== WORK TO DO ==
Copy the data that follows, character for character, minus the pictures.

== DATA SHOWN ==
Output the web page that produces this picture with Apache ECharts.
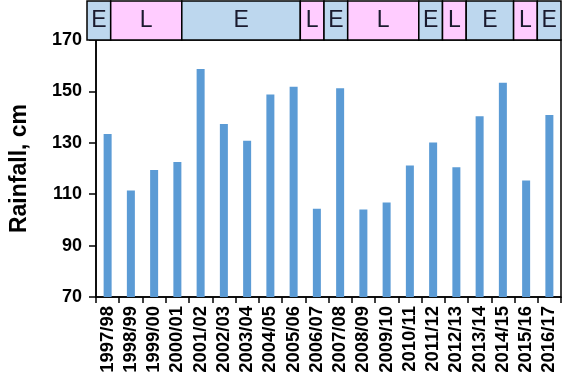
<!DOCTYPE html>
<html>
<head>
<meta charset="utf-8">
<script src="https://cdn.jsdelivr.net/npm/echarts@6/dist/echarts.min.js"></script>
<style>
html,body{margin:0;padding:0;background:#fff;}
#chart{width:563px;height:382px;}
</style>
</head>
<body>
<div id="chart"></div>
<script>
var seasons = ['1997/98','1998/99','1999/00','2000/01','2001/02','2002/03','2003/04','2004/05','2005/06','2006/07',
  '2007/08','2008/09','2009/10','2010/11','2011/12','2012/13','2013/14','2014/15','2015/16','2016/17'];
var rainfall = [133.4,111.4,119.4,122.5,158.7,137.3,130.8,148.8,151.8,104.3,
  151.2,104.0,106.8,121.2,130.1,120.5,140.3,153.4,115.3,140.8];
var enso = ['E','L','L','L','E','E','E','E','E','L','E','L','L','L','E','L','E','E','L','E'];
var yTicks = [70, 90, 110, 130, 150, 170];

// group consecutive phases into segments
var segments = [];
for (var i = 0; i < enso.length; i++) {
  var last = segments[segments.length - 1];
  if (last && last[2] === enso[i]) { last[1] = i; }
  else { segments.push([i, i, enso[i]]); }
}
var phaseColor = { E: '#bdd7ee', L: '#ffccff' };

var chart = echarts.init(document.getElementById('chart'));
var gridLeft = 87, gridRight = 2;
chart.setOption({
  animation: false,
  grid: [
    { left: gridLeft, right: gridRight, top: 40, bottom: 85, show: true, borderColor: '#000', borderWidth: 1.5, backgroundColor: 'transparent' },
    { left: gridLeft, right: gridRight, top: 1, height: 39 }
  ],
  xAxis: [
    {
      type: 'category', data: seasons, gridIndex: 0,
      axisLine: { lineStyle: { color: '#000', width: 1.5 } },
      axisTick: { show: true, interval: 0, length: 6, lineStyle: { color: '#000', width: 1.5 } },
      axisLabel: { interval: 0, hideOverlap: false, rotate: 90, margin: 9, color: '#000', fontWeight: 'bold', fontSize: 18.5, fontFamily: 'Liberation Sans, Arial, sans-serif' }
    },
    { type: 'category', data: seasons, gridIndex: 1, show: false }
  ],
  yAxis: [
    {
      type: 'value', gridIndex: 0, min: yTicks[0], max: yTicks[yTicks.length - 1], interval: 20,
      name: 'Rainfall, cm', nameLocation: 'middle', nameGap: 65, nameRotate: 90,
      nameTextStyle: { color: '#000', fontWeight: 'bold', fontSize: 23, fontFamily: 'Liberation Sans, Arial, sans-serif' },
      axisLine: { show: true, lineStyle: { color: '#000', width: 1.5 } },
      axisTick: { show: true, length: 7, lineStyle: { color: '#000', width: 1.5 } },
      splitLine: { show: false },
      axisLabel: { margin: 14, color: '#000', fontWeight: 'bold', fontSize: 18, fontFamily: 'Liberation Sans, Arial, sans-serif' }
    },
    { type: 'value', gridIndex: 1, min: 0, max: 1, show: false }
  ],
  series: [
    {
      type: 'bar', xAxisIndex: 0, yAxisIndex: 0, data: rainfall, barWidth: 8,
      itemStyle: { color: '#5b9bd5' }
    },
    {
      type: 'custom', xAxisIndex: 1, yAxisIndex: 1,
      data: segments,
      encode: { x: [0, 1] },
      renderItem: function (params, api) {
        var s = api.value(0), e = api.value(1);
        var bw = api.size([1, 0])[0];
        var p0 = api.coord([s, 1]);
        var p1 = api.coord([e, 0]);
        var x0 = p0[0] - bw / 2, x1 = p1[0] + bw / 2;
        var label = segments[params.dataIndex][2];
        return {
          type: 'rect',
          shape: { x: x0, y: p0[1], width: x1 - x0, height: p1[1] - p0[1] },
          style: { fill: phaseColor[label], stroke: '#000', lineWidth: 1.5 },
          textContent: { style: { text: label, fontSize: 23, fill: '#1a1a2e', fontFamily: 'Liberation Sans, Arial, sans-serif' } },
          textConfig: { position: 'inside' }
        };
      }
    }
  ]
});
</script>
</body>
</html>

== RESPONSE FOR THIS EXERCISE ==
Output the web page that produces this picture with Apache ECharts.
<!DOCTYPE html>
<html>
<head>
<meta charset="utf-8">
<script src="https://cdn.jsdelivr.net/npm/echarts@6/dist/echarts.min.js"></script>
<style>
html,body{margin:0;padding:0;background:#fff;}
#chart{width:563px;height:382px;}
</style>
</head>
<body>
<div id="chart"></div>
<script>
var seasons = ['1997/98','1998/99','1999/00','2000/01','2001/02','2002/03','2003/04','2004/05','2005/06','2006/07',
  '2007/08','2008/09','2009/10','2010/11','2011/12','2012/13','2013/14','2014/15','2015/16','2016/17'];
var rainfall = [133.4,111.4,119.4,122.5,158.7,137.3,130.8,148.8,151.8,104.3,
  151.2,104.0,106.8,121.2,130.1,120.5,140.3,153.4,115.3,140.8];
var enso = ['E','L','L','L','E','E','E','E','E','L','E','L','L','L','E','L','E','E','L','E'];
var yTicks = [70, 90, 110, 130, 150, 170];

// group consecutive phases into segments
var segments = [];
for (var i = 0; i < enso.length; i++) {
  var last = segments[segments.length - 1];
  if (last && last[2] === enso[i]) { last[1] = i; }
  else { segments.push([i, i, enso[i]]); }
}
var phaseColor = { E: '#bdd7ee', L: '#ffccff' };

var chart = echarts.init(document.getElementById('chart'));
var gridLeft = 87, gridRight = 2;
chart.setOption({
  animation: false,
  grid: [
    { left: gridLeft, right: gridRight, top: 40, bottom: 85, show: true, borderColor: '#000', borderWidth: 1.5, backgroundColor: 'transparent' },
    { left: gridLeft, right: gridRight, top: 1, height: 39 }
  ],
  xAxis: [
    {
      type: 'category', data: seasons, gridIndex: 0,
      axisLine: { lineStyle: { color: '#000', width: 1.5 } },
      axisTick: { show: true, interval: 0, length: 6, lineStyle: { color: '#000', width: 1.5 } },
      axisLabel: { interval: 0, hideOverlap: false, rotate: 90, margin: 9, color: '#000', fontWeight: 'bold', fontSize: 18.5, fontFamily: 'Liberation Sans, Arial, sans-serif' }
    },
    { type: 'category', data: seasons, gridIndex: 1, show: false }
  ],
  yAxis: [
    {
      type: 'value', gridIndex: 0, min: yTicks[0], max: yTicks[yTicks.length - 1], interval: 20,
      name: 'Rainfall, cm', nameLocation: 'middle', nameGap: 65, nameRotate: 90,
      nameTextStyle: { color: '#000', fontWeight: 'bold', fontSize: 23, fontFamily: 'Liberation Sans, Arial, sans-serif' },
      axisLine: { show: true, lineStyle: { color: '#000', width: 1.5 } },
      axisTick: { show: true, length: 7, lineStyle: { color: '#000', width: 1.5 } },
      splitLine: { show: false },
      axisLabel: { margin: 14, color: '#000', fontWeight: 'bold', fontSize: 18, fontFamily: 'Liberation Sans, Arial, sans-serif' }
    },
    { type: 'value', gridIndex: 1, min: 0, max: 1, show: false }
  ],
  series: [
    {
      type: 'bar', xAxisIndex: 0, yAxisIndex: 0, data: rainfall, barWidth: 8,
      itemStyle: { color: '#5b9bd5' }
    },
    {
      type: 'custom', xAxisIndex: 1, yAxisIndex: 1,
      data: segments,
      encode: { x: [0, 1] },
      renderItem: function (params, api) {
        var s = api.value(0), e = api.value(1);
        var bw = api.size([1, 0])[0];
        var p0 = api.coord([s, 1]);
        var p1 = api.coord([e, 0]);
        var x0 = p0[0] - bw / 2, x1 = p1[0] + bw / 2;
        var label = segments[params.dataIndex][2];
        return {
          type: 'rect',
          shape: { x: x0, y: p0[1], width: x1 - x0, height: p1[1] - p0[1] },
          style: { fill: phaseColor[label], stroke: '#000', lineWidth: 1.5 },
          textContent: { style: { text: label, fontSize: 23, fill: '#1a1a2e', fontFamily: 'Liberation Sans, Arial, sans-serif' } },
          textConfig: { position: 'inside' }
        };
      }
    }
  ]
});
</script>
</body>
</html>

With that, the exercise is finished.